A primeira menção feita por Bolsonaro sobre Lula, de acordo com as notas disponibilizadas pelo site da Câmara, foi em 1994, ocasião em que estava sendo implantado o Plano Real. A medida colocou fim ao cenário de hiperinflação no Brasil e catapultou FHC ao Palácio do Planalto, derrotando Lula.

"E os companheiros do PT —não tenho nada contra o Lula, muito pelo contrário— já podem, no meu entender, enfiar a viola no saco porque esse plano é para eleger o senhor FHC", discursou Bolsonaro em 30 de março daquele ano.

"Voto no senhor Paulo Maluf caso venha a ser candidato, infelizmente parece que não será. Mas sem Paulo Maluf no segundo turno, sou Lula. Em oposição logicamente ao FHC. Lula, apesar de ter pouco conhecimento administrativo, tem caráter", continuou o então deputado.

Em junho de 1994, voltou a reafirmar o apoio a Lula, dizendo que o país não aguentava mais "tanta roubalheira e corrupção".

Com Lula já eleito, Bolsonaro voltou aos microfones do plenário da Câmara para dizer que esperava que "o nosso querido Luiz Inácio Lula da Silva, futuro presidente da República", tivesse o "devido carinho" para escolher um ministro da Defesa à altura das tradições do Exército.

Após a posse de Lula, os registros da Câmara mostram que pouco a pouco Bolsonaro passou a adotar uma fala mais crítica, embora aqui e ali ressaltasse que não iria fazer oposição ao governo.

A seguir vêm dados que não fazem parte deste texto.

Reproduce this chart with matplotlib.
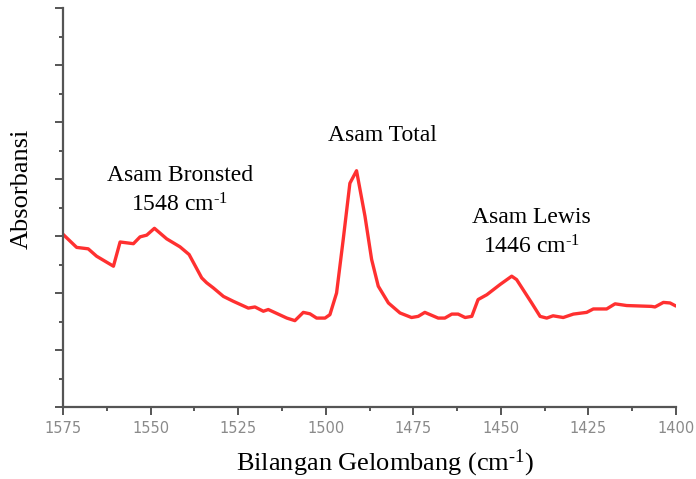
import numpy as np
import matplotlib
matplotlib.use('Agg')
import matplotlib.pyplot as plt
from matplotlib.ticker import MultipleLocator, NullFormatter

# FTIR pyridine adsorption spectrum
wavenumber = [1575.0, 1571.1, 1567.8, 1565.4, 1560.6, 1558.7, 1554.9, 1553.0, 1551.1,
              1548.9, 1545.4, 1541.6, 1539.0, 1535.4, 1534.0, 1532.1, 1529.2, 1526.4,
              1522.1, 1520.2, 1517.8, 1516.4, 1511.1, 1508.8, 1506.4, 1504.5, 1502.6,
              1500.2, 1498.8, 1496.9, 1495.0, 1493.1, 1491.2, 1488.8, 1486.9, 1485.0,
              1482.1, 1478.8, 1475.5, 1473.6, 1471.7, 1467.9, 1466.0, 1464.0, 1462.2,
              1460.2, 1458.3, 1456.5, 1454.0, 1450.2, 1446.9, 1445.5, 1441.2, 1438.8,
              1436.9, 1435.1, 1432.2, 1429.3, 1425.5, 1423.6, 1419.8, 1417.4, 1414.1,
              1407.0, 1406.0, 1403.6, 1401.7, 1400.3]
absorb = [6.06, 5.60, 5.55, 5.29, 4.94, 5.79, 5.73, 5.97, 6.03,
          6.27, 5.90, 5.62, 5.35, 4.53, 4.36, 4.18, 3.88, 3.71,
          3.47, 3.51, 3.36, 3.42, 3.12, 3.03, 3.32, 3.27, 3.12,
          3.12, 3.24, 4.00, 5.88, 7.85, 8.29, 6.70, 5.18, 4.24,
          3.65, 3.30, 3.14, 3.18, 3.32, 3.12, 3.12, 3.26, 3.26,
          3.14, 3.18, 3.77, 3.94, 4.30, 4.59, 4.47, 3.65, 3.18,
          3.12, 3.20, 3.14, 3.26, 3.32, 3.44, 3.44, 3.62, 3.56,
          3.53, 3.51, 3.67, 3.65, 3.56]

sup = r'$^{\text{-1}}$'
peak_labels = ['Asam Bronsted\n1548 cm' + sup, 'Asam Total', 'Asam Lewis\n1446 cm' + sup]
peak_x = [1541.6, 1483.9, 1441.2]
peak_y = [7.6, 9.54, 6.12]

plt.rcParams['mathtext.fontset'] = 'custom'
plt.rcParams['mathtext.rm'] = 'Liberation Serif'
plt.rcParams['mathtext.it'] = 'Liberation Serif:italic'

fig = plt.figure(figsize=(6.96, 4.79), dpi=100)
ax = fig.add_axes([63/696, 72/479, 613/696, 399/479])

ax.plot(wavenumber, absorb, color='#ff3030', lw=2.4)

ax.set_xlim(1575, 1400)
ax.set_ylim(0, 14)
ax.xaxis.set_major_locator(MultipleLocator(25))
ax.xaxis.set_minor_locator(MultipleLocator(12.5))
ax.yaxis.set_major_locator(MultipleLocator(2))
ax.yaxis.set_minor_locator(MultipleLocator(1))
ax.yaxis.set_major_formatter(NullFormatter())

for s in ['top', 'right']:
    ax.spines[s].set_visible(False)
for s in ['left', 'bottom']:
    ax.spines[s].set_color('#555555')
    ax.spines[s].set_linewidth(1.6)

ax.tick_params(which='major', direction='out', length=6, width=1.4, color='#555555',
               labelsize=10.5, labelcolor='#8a8a8a', pad=4)
ax.tick_params(which='minor', direction='out', length=3, width=1.4, color='#555555')

for lab, x, y in zip(peak_labels, peak_x, peak_y):
    ax.text(x, y, lab, ha='center', va='center', fontsize=17,
            family='Liberation Serif', linespacing=1.4)

ax.set_xlabel('Bilangan Gelombang (cm' + sup + ')', fontsize=19, family='Liberation Serif')
ax.xaxis.set_label_coords(0.525, -0.14)
ax.xaxis.label.set_va('center')
ax.set_ylabel('Absorbansi', fontsize=19, family='Liberation Serif')
ax.yaxis.set_label_coords(-0.068, 0.546)
ax.yaxis.label.set_va('center')

fig.savefig('out.png', dpi=100)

A apresentação da reforma da Previdência pelo governo Lula, que atingiu militares, bastou para que o hoje presidente passasse, em suas falas, a se referir ao PT e a Lula em termos similares ao que usa atualmente.

Além de empurrar de vez Bolsonaro para o lado oposto ao de Lula, a reforma levou o PT a expulsar quadros que se recusaram a votar favoravelmente a ela, entre eles Babá (PA), classificado como um dos radicais do PT. Ele foi elogiado por Bolsonaro na Câmara justamente por manter a posição contrária à reforma.

"Com tanta esperança, o povo brasileiro elegeu Lula para presidente, mas em tão curto espaço de tempo o governo mostra sua verdadeira face, a da traição", disse Bolsonaro em março de 2003.

Diferentemente de Babá e seus outros colegas, que ocupavam grande espaço na imprensa devido à crise interna que causaram no partido do presidente, Bolsonaro e suas críticas tiveram pouca repercussão tendo em vista que ele, na época, era um parlamentar de baixíssima expressão política.

Bolsonaro só começou a se projetar politicamente quando já havia completado 20 anos como deputado federal. Ele surfou a onda do chamado kit gay, na primeira gestão de Dilma Rousseff (2010-2014), conseguindo obter a sua maior votação como deputado federal em 2014.

O kit gay foi uma fake news bancada por parlamentares e grupos religiosos segundo a qual o governo do PT estaria distribuindo a crianças do ensino fundamental material pornográfico.

Na verdade, o material direcionado a professores e alunos do ensino médio integrava o programa Escola Sem Homofobia, do Ministério da Educação, e tinha o objetivo de, por meio de conteúdos sobre sexualidade, combater o preconceito na educação.